* [GOAL OF THE EXERCISE] Print word for word the first line of the listing below and every line after it, through the line with "const SCAN_STEP = 0.1;". Leave out the pictures and the rest.

* [DATA BLOCK]
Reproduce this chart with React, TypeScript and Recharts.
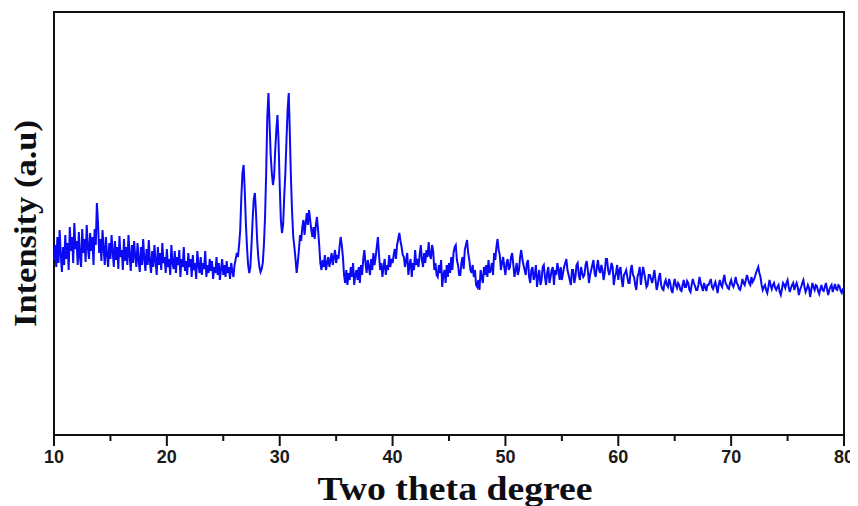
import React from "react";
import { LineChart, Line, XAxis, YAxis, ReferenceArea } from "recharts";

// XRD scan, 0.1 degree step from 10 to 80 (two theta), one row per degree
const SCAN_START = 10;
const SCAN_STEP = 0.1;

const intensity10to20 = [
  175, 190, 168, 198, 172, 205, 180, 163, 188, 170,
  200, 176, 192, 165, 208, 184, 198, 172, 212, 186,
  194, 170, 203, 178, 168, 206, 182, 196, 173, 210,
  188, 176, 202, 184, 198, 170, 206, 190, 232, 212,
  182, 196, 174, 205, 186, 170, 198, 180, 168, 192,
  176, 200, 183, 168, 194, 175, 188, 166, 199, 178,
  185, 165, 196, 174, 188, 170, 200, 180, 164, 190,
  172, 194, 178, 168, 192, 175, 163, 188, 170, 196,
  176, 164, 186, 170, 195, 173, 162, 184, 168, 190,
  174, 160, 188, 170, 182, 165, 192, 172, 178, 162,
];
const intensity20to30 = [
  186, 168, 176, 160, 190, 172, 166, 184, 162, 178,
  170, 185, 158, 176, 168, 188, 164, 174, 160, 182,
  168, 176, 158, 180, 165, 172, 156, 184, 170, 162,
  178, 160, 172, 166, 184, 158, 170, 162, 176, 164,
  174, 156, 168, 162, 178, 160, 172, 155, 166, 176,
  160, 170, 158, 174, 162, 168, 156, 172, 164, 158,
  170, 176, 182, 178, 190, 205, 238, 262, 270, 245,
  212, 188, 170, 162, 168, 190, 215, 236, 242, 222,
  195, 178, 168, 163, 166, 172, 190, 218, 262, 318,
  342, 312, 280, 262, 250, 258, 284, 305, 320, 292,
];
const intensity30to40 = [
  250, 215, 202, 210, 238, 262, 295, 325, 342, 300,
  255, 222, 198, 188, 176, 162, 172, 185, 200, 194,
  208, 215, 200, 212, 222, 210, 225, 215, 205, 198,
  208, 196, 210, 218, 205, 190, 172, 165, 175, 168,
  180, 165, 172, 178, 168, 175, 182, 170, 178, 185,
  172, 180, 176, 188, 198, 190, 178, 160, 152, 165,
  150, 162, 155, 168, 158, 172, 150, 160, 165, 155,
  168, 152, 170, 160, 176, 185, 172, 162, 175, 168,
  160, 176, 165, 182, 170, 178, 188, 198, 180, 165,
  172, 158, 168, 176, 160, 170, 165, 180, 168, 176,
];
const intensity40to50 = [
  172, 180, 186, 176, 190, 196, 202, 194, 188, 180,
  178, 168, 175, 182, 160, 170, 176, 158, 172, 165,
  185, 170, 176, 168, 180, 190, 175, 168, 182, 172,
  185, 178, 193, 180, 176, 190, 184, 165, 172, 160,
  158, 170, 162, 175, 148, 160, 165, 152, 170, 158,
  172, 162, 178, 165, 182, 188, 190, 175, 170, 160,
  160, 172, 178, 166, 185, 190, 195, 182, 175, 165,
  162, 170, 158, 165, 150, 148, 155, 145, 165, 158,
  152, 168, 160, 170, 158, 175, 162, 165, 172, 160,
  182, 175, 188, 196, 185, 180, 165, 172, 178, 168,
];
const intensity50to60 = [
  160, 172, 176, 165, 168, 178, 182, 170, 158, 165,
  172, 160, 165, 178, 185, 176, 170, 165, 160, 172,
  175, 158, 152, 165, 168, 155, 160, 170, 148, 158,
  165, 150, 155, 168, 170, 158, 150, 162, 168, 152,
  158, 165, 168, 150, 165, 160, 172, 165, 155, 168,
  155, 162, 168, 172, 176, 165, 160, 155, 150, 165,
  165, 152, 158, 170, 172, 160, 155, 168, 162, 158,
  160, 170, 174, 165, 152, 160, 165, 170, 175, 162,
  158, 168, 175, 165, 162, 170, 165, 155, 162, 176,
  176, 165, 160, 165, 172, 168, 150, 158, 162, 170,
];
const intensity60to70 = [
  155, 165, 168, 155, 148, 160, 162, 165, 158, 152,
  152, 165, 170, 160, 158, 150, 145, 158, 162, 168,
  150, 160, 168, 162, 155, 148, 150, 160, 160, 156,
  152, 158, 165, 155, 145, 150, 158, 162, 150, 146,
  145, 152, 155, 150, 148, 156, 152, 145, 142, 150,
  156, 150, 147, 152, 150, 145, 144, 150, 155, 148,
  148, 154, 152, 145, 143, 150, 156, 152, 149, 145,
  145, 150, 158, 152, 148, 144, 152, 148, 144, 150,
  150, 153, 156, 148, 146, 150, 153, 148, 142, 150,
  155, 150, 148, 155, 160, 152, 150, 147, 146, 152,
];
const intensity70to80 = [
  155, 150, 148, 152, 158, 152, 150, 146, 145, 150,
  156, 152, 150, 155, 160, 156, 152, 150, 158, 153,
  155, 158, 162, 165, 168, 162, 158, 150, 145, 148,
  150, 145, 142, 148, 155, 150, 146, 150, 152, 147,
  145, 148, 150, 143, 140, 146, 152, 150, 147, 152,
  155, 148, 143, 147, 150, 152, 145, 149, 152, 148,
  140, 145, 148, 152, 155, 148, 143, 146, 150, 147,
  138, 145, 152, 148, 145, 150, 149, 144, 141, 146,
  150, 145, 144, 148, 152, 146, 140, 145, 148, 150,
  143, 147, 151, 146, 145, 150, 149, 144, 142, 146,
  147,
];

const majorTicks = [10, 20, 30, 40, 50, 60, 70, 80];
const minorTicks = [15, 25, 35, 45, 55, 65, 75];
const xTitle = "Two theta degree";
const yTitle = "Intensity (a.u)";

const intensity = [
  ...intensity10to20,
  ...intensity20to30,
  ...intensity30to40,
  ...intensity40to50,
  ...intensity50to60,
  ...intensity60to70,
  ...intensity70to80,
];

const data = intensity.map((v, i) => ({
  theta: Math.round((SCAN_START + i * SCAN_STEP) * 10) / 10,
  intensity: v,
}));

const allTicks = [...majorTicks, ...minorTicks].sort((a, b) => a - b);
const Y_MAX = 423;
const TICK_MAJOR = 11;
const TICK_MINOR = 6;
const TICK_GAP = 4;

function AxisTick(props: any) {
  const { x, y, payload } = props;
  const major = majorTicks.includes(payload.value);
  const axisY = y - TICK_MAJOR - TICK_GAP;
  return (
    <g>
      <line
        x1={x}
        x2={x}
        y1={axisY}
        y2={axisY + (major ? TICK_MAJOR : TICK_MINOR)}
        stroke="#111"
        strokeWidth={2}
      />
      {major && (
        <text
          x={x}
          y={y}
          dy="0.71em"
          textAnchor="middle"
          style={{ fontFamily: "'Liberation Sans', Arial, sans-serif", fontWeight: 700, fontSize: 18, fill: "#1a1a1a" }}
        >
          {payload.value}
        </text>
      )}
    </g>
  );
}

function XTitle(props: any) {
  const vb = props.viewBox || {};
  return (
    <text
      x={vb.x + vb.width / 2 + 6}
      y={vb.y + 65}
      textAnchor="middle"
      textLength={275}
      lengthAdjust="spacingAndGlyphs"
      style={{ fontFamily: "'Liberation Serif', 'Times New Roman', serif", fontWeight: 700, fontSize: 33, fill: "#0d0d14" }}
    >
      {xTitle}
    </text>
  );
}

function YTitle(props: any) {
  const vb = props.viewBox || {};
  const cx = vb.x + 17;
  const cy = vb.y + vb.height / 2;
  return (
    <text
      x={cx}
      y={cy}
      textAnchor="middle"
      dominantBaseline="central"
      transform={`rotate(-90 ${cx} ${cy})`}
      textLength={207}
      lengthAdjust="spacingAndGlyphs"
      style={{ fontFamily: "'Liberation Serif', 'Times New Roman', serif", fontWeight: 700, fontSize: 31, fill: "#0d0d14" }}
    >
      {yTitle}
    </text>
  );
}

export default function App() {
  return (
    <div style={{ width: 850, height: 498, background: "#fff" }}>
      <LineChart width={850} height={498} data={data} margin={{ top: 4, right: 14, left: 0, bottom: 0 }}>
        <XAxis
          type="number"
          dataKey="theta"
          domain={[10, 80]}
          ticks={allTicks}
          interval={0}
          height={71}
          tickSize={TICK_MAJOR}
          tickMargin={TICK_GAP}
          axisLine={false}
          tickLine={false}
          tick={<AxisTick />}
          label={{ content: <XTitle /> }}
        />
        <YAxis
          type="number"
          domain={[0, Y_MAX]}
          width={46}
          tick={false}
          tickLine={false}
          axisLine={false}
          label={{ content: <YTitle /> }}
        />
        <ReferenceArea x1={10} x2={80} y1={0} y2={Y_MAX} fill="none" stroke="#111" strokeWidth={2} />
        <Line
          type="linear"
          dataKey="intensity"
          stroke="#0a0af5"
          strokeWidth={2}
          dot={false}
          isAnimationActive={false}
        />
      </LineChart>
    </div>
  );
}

* [PROBLEM SOLUTION]
Reproduce this chart with React, TypeScript and Recharts.
import React from "react";
import { LineChart, Line, XAxis, YAxis, ReferenceArea } from "recharts";

// XRD scan, 0.1 degree step from 10 to 80 (two theta), one row per degree
const SCAN_START = 10;
const SCAN_STEP = 0.1;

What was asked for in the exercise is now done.